[What is asked] Reproduce the listing below exactly. Pictures do not belong in the copy.

------ Supplied information ------

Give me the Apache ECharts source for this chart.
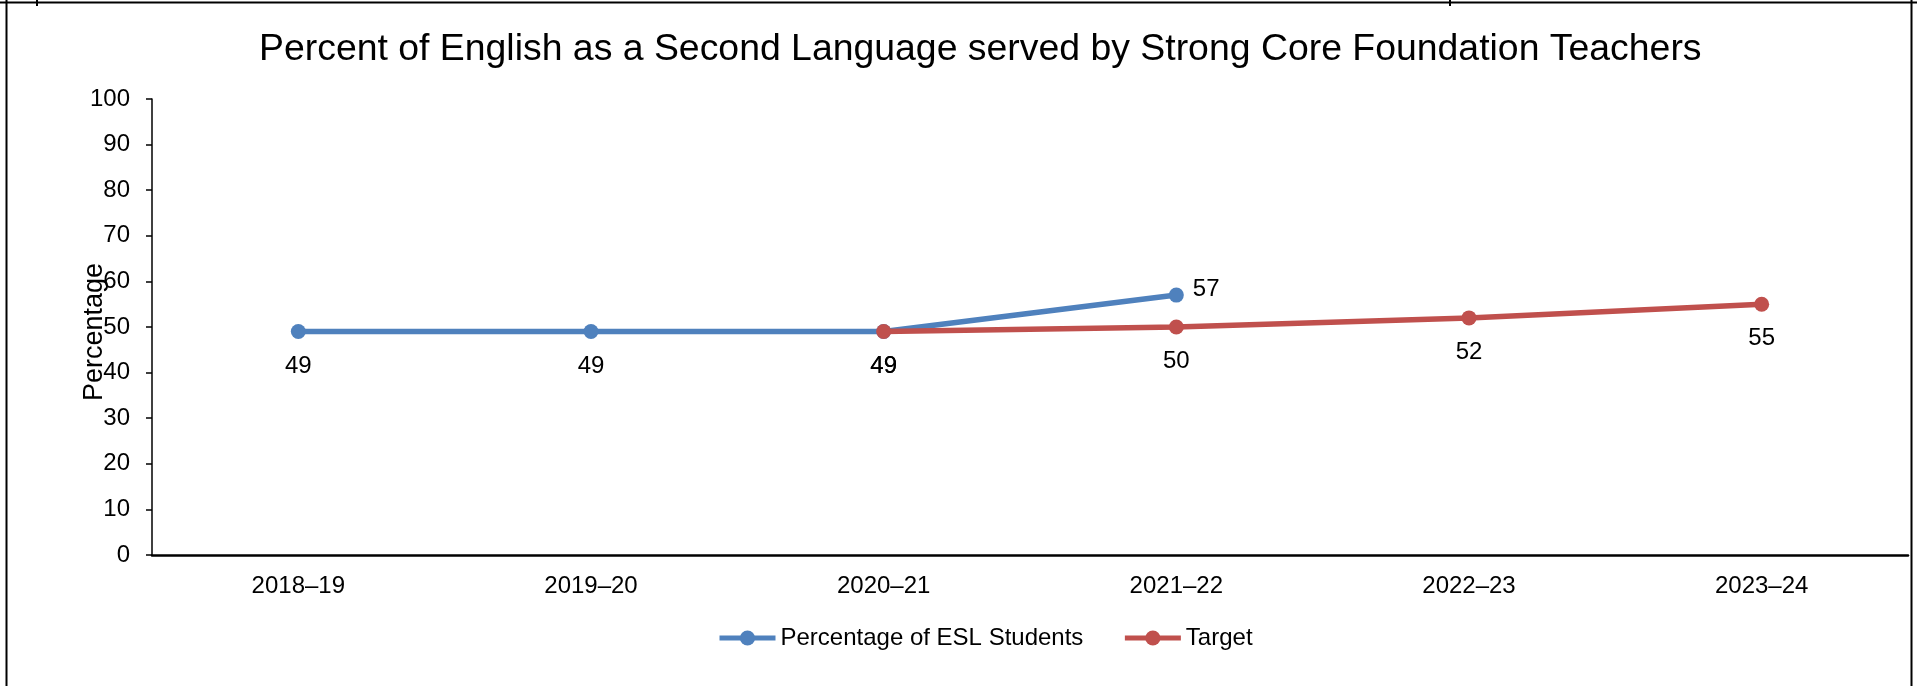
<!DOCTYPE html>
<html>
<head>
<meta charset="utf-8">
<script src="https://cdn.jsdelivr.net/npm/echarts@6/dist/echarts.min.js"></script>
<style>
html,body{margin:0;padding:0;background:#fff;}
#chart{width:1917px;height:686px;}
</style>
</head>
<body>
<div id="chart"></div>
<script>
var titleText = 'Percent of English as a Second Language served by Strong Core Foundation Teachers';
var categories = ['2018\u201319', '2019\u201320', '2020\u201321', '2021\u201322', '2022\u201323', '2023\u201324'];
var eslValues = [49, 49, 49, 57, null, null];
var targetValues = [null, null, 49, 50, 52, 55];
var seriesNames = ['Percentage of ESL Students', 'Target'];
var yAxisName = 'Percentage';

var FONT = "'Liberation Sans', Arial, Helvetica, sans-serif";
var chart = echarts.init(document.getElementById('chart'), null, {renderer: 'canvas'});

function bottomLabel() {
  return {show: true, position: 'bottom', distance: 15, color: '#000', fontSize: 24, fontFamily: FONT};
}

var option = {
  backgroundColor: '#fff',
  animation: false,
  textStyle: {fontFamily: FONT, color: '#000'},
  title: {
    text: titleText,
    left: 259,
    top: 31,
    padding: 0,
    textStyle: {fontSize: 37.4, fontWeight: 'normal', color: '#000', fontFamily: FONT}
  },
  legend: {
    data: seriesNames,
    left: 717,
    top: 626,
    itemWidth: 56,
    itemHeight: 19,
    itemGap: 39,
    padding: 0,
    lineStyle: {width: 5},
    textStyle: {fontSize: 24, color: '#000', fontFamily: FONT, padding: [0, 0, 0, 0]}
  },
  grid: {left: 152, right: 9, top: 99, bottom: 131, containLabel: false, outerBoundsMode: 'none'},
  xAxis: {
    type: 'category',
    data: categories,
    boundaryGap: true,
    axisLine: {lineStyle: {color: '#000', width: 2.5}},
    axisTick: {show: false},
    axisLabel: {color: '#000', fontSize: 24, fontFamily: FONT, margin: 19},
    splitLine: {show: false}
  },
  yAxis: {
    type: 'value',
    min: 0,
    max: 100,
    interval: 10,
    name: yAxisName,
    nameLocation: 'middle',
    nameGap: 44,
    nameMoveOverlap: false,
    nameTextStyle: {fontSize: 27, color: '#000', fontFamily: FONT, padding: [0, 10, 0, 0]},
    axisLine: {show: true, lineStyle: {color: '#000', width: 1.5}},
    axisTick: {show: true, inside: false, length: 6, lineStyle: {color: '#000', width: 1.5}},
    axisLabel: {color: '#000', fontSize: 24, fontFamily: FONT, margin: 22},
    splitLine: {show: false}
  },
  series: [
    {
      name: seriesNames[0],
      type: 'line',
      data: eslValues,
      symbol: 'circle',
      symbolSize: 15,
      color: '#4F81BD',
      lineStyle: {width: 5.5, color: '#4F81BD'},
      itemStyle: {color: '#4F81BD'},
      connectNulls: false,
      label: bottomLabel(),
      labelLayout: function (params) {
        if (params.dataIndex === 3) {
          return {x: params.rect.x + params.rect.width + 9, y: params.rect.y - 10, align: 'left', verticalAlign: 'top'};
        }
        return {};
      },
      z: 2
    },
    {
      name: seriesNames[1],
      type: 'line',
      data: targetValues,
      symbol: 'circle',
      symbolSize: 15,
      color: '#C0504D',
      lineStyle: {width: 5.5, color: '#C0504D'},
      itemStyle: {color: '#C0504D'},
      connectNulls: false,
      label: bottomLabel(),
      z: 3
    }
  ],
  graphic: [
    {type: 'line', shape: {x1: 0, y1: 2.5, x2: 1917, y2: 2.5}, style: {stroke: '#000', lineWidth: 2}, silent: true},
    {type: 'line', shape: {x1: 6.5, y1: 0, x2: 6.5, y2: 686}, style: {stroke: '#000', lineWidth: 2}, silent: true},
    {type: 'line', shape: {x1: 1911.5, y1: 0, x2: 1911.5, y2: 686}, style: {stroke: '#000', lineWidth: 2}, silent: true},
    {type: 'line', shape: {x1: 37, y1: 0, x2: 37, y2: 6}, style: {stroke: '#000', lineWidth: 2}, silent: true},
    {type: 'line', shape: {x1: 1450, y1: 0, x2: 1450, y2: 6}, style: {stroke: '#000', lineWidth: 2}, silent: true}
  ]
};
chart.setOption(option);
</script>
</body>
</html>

------

[Exercise response]
Give me the Apache ECharts source for this chart.
<!DOCTYPE html>
<html>
<head>
<meta charset="utf-8">
<script src="https://cdn.jsdelivr.net/npm/echarts@6/dist/echarts.min.js"></script>
<style>
html,body{margin:0;padding:0;background:#fff;}
#chart{width:1917px;height:686px;}
</style>
</head>
<body>
<div id="chart"></div>
<script>
var titleText = 'Percent of English as a Second Language served by Strong Core Foundation Teachers';
var categories = ['2018\u201319', '2019\u201320', '2020\u201321', '2021\u201322', '2022\u201323', '2023\u201324'];
var eslValues = [49, 49, 49, 57, null, null];
var targetValues = [null, null, 49, 50, 52, 55];
var seriesNames = ['Percentage of ESL Students', 'Target'];
var yAxisName = 'Percentage';

var FONT = "'Liberation Sans', Arial, Helvetica, sans-serif";
var chart = echarts.init(document.getElementById('chart'), null, {renderer: 'canvas'});

function bottomLabel() {
  return {show: true, position: 'bottom', distance: 15, color: '#000', fontSize: 24, fontFamily: FONT};
}

var option = {
  backgroundColor: '#fff',
  animation: false,
  textStyle: {fontFamily: FONT, color: '#000'},
  title: {
    text: titleText,
    left: 259,
    top: 31,
    padding: 0,
    textStyle: {fontSize: 37.4, fontWeight: 'normal', color: '#000', fontFamily: FONT}
  },
  legend: {
    data: seriesNames,
    left: 717,
    top: 626,
    itemWidth: 56,
    itemHeight: 19,
    itemGap: 39,
    padding: 0,
    lineStyle: {width: 5},
    textStyle: {fontSize: 24, color: '#000', fontFamily: FONT, padding: [0, 0, 0, 0]}
  },
  grid: {left: 152, right: 9, top: 99, bottom: 131, containLabel: false, outerBoundsMode: 'none'},
  xAxis: {
    type: 'category',
    data: categories,
    boundaryGap: true,
    axisLine: {lineStyle: {color: '#000', width: 2.5}},
    axisTick: {show: false},
    axisLabel: {color: '#000', fontSize: 24, fontFamily: FONT, margin: 19},
    splitLine: {show: false}
  },
  yAxis: {
    type: 'value',
    min: 0,
    max: 100,
    interval: 10,
    name: yAxisName,
    nameLocation: 'middle',
    nameGap: 44,
    nameMoveOverlap: false,
    nameTextStyle: {fontSize: 27, color: '#000', fontFamily: FONT, padding: [0, 10, 0, 0]},
    axisLine: {show: true, lineStyle: {color: '#000', width: 1.5}},
    axisTick: {show: true, inside: false, length: 6, lineStyle: {color: '#000', width: 1.5}},
    axisLabel: {color: '#000', fontSize: 24, fontFamily: FONT, margin: 22},
    splitLine: {show: false}
  },
  series: [
    {
      name: seriesNames[0],
      type: 'line',
      data: eslValues,
      symbol: 'circle',
      symbolSize: 15,
      color: '#4F81BD',
      lineStyle: {width: 5.5, color: '#4F81BD'},
      itemStyle: {color: '#4F81BD'},
      connectNulls: false,
      label: bottomLabel(),
      labelLayout: function (params) {
        if (params.dataIndex === 3) {
          return {x: params.rect.x + params.rect.width + 9, y: params.rect.y - 10, align: 'left', verticalAlign: 'top'};
        }
        return {};
      },
      z: 2
    },
    {
      name: seriesNames[1],
      type: 'line',
      data: targetValues,
      symbol: 'circle',
      symbolSize: 15,
      color: '#C0504D',
      lineStyle: {width: 5.5, color: '#C0504D'},
      itemStyle: {color: '#C0504D'},
      connectNulls: false,
      label: bottomLabel(),
      z: 3
    }
  ],
  graphic: [
    {type: 'line', shape: {x1: 0, y1: 2.5, x2: 1917, y2: 2.5}, style: {stroke: '#000', lineWidth: 2}, silent: true},
    {type: 'line', shape: {x1: 6.5, y1: 0, x2: 6.5, y2: 686}, style: {stroke: '#000', lineWidth: 2}, silent: true},
    {type: 'line', shape: {x1: 1911.5, y1: 0, x2: 1911.5, y2: 686}, style: {stroke: '#000', lineWidth: 2}, silent: true},
    {type: 'line', shape: {x1: 37, y1: 0, x2: 37, y2: 6}, style: {stroke: '#000', lineWidth: 2}, silent: true},
    {type: 'line', shape: {x1: 1450, y1: 0, x2: 1450, y2: 6}, style: {stroke: '#000', lineWidth: 2}, silent: true}
  ]
};
chart.setOption(option);
</script>
</body>
</html>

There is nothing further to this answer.